### STORED DATA
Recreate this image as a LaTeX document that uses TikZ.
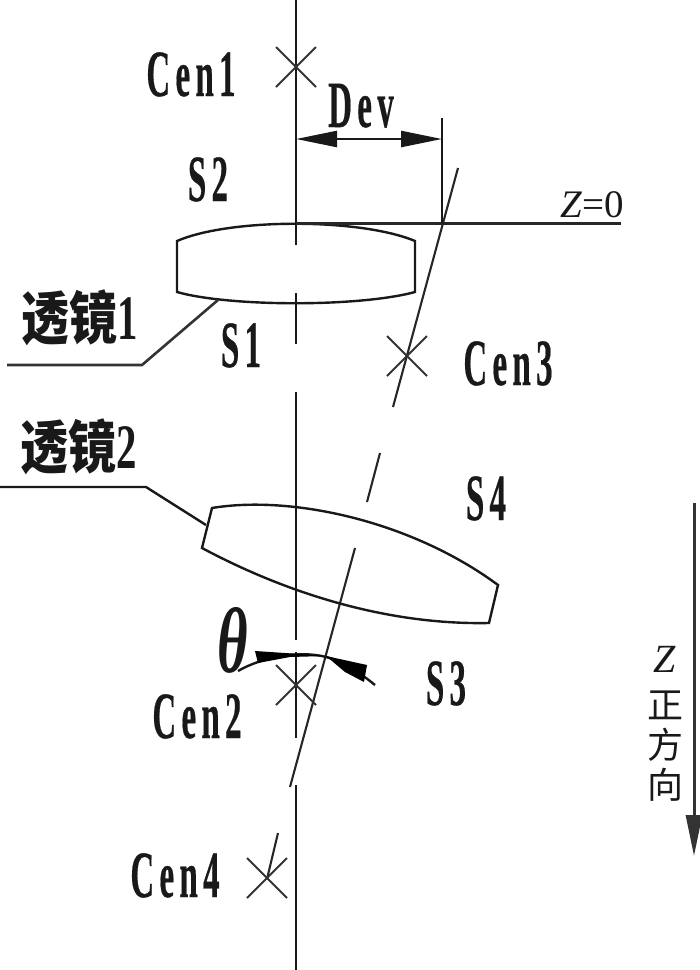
\documentclass[tikz,border=0pt]{standalone}
\usepackage{fontspec}
\usetikzlibrary{arrows.meta}
\setmainfont{Liberation Serif}
\newfontfamily\cjkf{Noto Sans CJK SC}
\newfontfamily\slabf{Liberation Serif Bold}[LetterSpace=16,FakeBold=0.6]
\newcommand{\tall}[1]{\scalebox{1}[2.0]{\fontsize{33}{33}\selectfont\slabf #1}}
\tikzset{
  ln/.style={line width=2.4pt,black!90},
  thinln/.style={line width=2.1pt,black!85},
  crossln/.style={line width=1.9pt,black!80},
  tag/.style={inner sep=0pt,anchor=base,text=black!90},
  cjktag/.style={inner sep=0pt,anchor=center,text=black!90}
}
\begin{document}
\begin{tikzpicture}[x=1pt,y=-1pt]
\useasboundingbox (0,0) rectangle (700,970);
% optical axis
\draw[ln] (296,0) -- (296,245);
\draw[ln] (296,293) -- (296,344);
\draw[ln] (296,392) -- (296,640);
\draw[ln] (296,652) -- (296,738);
\draw[ln] (296,785) -- (296,970);
% tilted axis
\draw[thinln] (458,168) -- (393,407);
\draw[thinln] (380,453) -- (367,502);
\draw[thinln] (355,548) -- (290,787);
\draw[thinln] (278,833) -- (267,879);
% lens 1
\draw[ln] (177,241) .. controls (230,218) and (360,218) .. (415,241) -- (415,292)
  .. controls (360,307) and (230,307) .. (177,292) -- cycle;
% lens 2
\draw[ln] (212,508) .. controls (290,495) and (410,520) .. (498,585) -- (489,623)
  .. controls (390,625) and (290,595) .. (202,548) -- cycle;
% z=0 line
\coordinate (zl) at (296,223);
\coordinate (zr) at (621,223);
\draw[line width=3pt,black!85] (zl) -- (zr);
% Dev dimension
\coordinate (da) at (296,139);
\coordinate (db) at (442,139);
\draw[ln] (442,118) -- (442,223);
\draw[ln,{Triangle[length=41pt,width=16pt]}-{Triangle[length=41pt,width=16pt]}] (da) -- (db);
% crosses
\foreach \n/\cx/\cy in {c1/296/67,c2/296/685,c3/407/356,c4/267/878}{
  \coordinate (\n) at (\cx,\cy);
  \draw[crossln] ([xshift=-20pt,yshift=20pt]\n) -- ([xshift=20pt,yshift=-20pt]\n);
  \draw[crossln] ([xshift=-20pt,yshift=-20pt]\n) -- ([xshift=20pt,yshift=20pt]\n);
}
% leaders
\coordinate (l1a) at (7,365); \coordinate (l1b) at (142,365); \coordinate (l1c) at (218,300);
\draw[line width=2.6pt,black!80] (l1a) -- (l1b) -- (l1c);
\coordinate (l2a) at (0,487); \coordinate (l2b) at (146,487); \coordinate (l2c) at (206,525);
\draw[ln] (l2a) -- (l2b) -- (l2c);
% theta arc with wedges
\draw[ln] (238,671) .. controls (262,657) and (300,650) .. (326,657) .. controls (345,662) and (360,673) .. (375,685);
\fill[black] (255,651) -- (300,654) -- (326,656) -- (290,657) -- (258,663) -- cycle;
\fill[black] (326,656) -- (367,665) -- (364,682) -- (345,672) -- cycle;
% Z direction arrow
\coordinate (za) at (694,503);
\coordinate (zb) at (694,856);
\draw[line width=3pt,black!80,-{Triangle[length=41pt,width=16pt]}] (za) -- (zb);
% labels
\node[tag] (cen1) at (191,96) {\tall{Cen1}};
\node[tag] (dev) at (361,127) {\tall{Dev}};
\node[tag] (s2) at (208,201) {\tall{S2}};
\node[tag] (s1) at (241,367) {\tall{S1}};
\node[tag] (cen3) at (508,385) {\tall{Cen3}};
\node[tag] (s4) at (486,520) {\tall{S4}};
\node[tag] (s3) at (446,705) {\tall{S3}};
\node[tag] (cen2) at (197,738) {\tall{Cen2}};
\node[tag] (cen4) at (175,897) {\tall{Cen4}};
\node[tag] (theta) at (233,672) {\scalebox{0.95}[1.5]{\fontsize{62}{62}\selectfont\rmfamily\bfseries\itshape θ}};
\node[cjktag] (t1) at (80,318) {\scalebox{1}[1.2]{\fontsize{48}{48}\selectfont\cjkf\bfseries 透镜\scalebox{0.85}[1.1]{\rmfamily\bfseries 1}}};
\node[cjktag] (t2) at (79,447) {\scalebox{1}[1.2]{\fontsize{48}{48}\selectfont\cjkf\bfseries 透镜\scalebox{0.85}[1.1]{\rmfamily\bfseries 2}}};
\node[tag,anchor=base east] (z0) at (624,217) {\fontsize{39}{39}\selectfont\textit{Z}=0};
\node[tag] (zz) at (665,672) {\fontsize{40}{40}\selectfont\textit{Z}};
\node[cjktag] (zc1) at (665,705) {\fontsize{36}{36}\selectfont\cjkf 正};
\node[cjktag] (zc2) at (665,745) {\fontsize{36}{36}\selectfont\cjkf 方};
\node[cjktag] (zc3) at (665,785) {\fontsize{36}{36}\selectfont\cjkf 向};
\end{tikzpicture}
\end{document}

### WHAT NEEDS TO BE DONE
Restate the whole listing above exactly, please, omitting every image.

### COMPLETE RESPONSE
Recreate this image as a LaTeX document that uses TikZ.
\documentclass[tikz,border=0pt]{standalone}
\usepackage{fontspec}
\usetikzlibrary{arrows.meta}
\setmainfont{Liberation Serif}
\newfontfamily\cjkf{Noto Sans CJK SC}
\newfontfamily\slabf{Liberation Serif Bold}[LetterSpace=16,FakeBold=0.6]
\newcommand{\tall}[1]{\scalebox{1}[2.0]{\fontsize{33}{33}\selectfont\slabf #1}}
\tikzset{
  ln/.style={line width=2.4pt,black!90},
  thinln/.style={line width=2.1pt,black!85},
  crossln/.style={line width=1.9pt,black!80},
  tag/.style={inner sep=0pt,anchor=base,text=black!90},
  cjktag/.style={inner sep=0pt,anchor=center,text=black!90}
}
\begin{document}
\begin{tikzpicture}[x=1pt,y=-1pt]
\useasboundingbox (0,0) rectangle (700,970);
% optical axis
\draw[ln] (296,0) -- (296,245);
\draw[ln] (296,293) -- (296,344);
\draw[ln] (296,392) -- (296,640);
\draw[ln] (296,652) -- (296,738);
\draw[ln] (296,785) -- (296,970);
% tilted axis
\draw[thinln] (458,168) -- (393,407);
\draw[thinln] (380,453) -- (367,502);
\draw[thinln] (355,548) -- (290,787);
\draw[thinln] (278,833) -- (267,879);
% lens 1
\draw[ln] (177,241) .. controls (230,218) and (360,218) .. (415,241) -- (415,292)
  .. controls (360,307) and (230,307) .. (177,292) -- cycle;
% lens 2
\draw[ln] (212,508) .. controls (290,495) and (410,520) .. (498,585) -- (489,623)
  .. controls (390,625) and (290,595) .. (202,548) -- cycle;
% z=0 line
\coordinate (zl) at (296,223);
\coordinate (zr) at (621,223);
\draw[line width=3pt,black!85] (zl) -- (zr);
% Dev dimension
\coordinate (da) at (296,139);
\coordinate (db) at (442,139);
\draw[ln] (442,118) -- (442,223);
\draw[ln,{Triangle[length=41pt,width=16pt]}-{Triangle[length=41pt,width=16pt]}] (da) -- (db);
% crosses
\foreach \n/\cx/\cy in {c1/296/67,c2/296/685,c3/407/356,c4/267/878}{
  \coordinate (\n) at (\cx,\cy);
  \draw[crossln] ([xshift=-20pt,yshift=20pt]\n) -- ([xshift=20pt,yshift=-20pt]\n);
  \draw[crossln] ([xshift=-20pt,yshift=-20pt]\n) -- ([xshift=20pt,yshift=20pt]\n);
}
% leaders
\coordinate (l1a) at (7,365); \coordinate (l1b) at (142,365); \coordinate (l1c) at (218,300);
\draw[line width=2.6pt,black!80] (l1a) -- (l1b) -- (l1c);
\coordinate (l2a) at (0,487); \coordinate (l2b) at (146,487); \coordinate (l2c) at (206,525);
\draw[ln] (l2a) -- (l2b) -- (l2c);
% theta arc with wedges
\draw[ln] (238,671) .. controls (262,657) and (300,650) .. (326,657) .. controls (345,662) and (360,673) .. (375,685);
\fill[black] (255,651) -- (300,654) -- (326,656) -- (290,657) -- (258,663) -- cycle;
\fill[black] (326,656) -- (367,665) -- (364,682) -- (345,672) -- cycle;
% Z direction arrow
\coordinate (za) at (694,503);
\coordinate (zb) at (694,856);
\draw[line width=3pt,black!80,-{Triangle[length=41pt,width=16pt]}] (za) -- (zb);
% labels
\node[tag] (cen1) at (191,96) {\tall{Cen1}};
\node[tag] (dev) at (361,127) {\tall{Dev}};
\node[tag] (s2) at (208,201) {\tall{S2}};
\node[tag] (s1) at (241,367) {\tall{S1}};
\node[tag] (cen3) at (508,385) {\tall{Cen3}};
\node[tag] (s4) at (486,520) {\tall{S4}};
\node[tag] (s3) at (446,705) {\tall{S3}};
\node[tag] (cen2) at (197,738) {\tall{Cen2}};
\node[tag] (cen4) at (175,897) {\tall{Cen4}};
\node[tag] (theta) at (233,672) {\scalebox{0.95}[1.5]{\fontsize{62}{62}\selectfont\rmfamily\bfseries\itshape θ}};
\node[cjktag] (t1) at (80,318) {\scalebox{1}[1.2]{\fontsize{48}{48}\selectfont\cjkf\bfseries 透镜\scalebox{0.85}[1.1]{\rmfamily\bfseries 1}}};
\node[cjktag] (t2) at (79,447) {\scalebox{1}[1.2]{\fontsize{48}{48}\selectfont\cjkf\bfseries 透镜\scalebox{0.85}[1.1]{\rmfamily\bfseries 2}}};
\node[tag,anchor=base east] (z0) at (624,217) {\fontsize{39}{39}\selectfont\textit{Z}=0};
\node[tag] (zz) at (665,672) {\fontsize{40}{40}\selectfont\textit{Z}};
\node[cjktag] (zc1) at (665,705) {\fontsize{36}{36}\selectfont\cjkf 正};
\node[cjktag] (zc2) at (665,745) {\fontsize{36}{36}\selectfont\cjkf 方};
\node[cjktag] (zc3) at (665,785) {\fontsize{36}{36}\selectfont\cjkf 向};
\end{tikzpicture}
\end{document}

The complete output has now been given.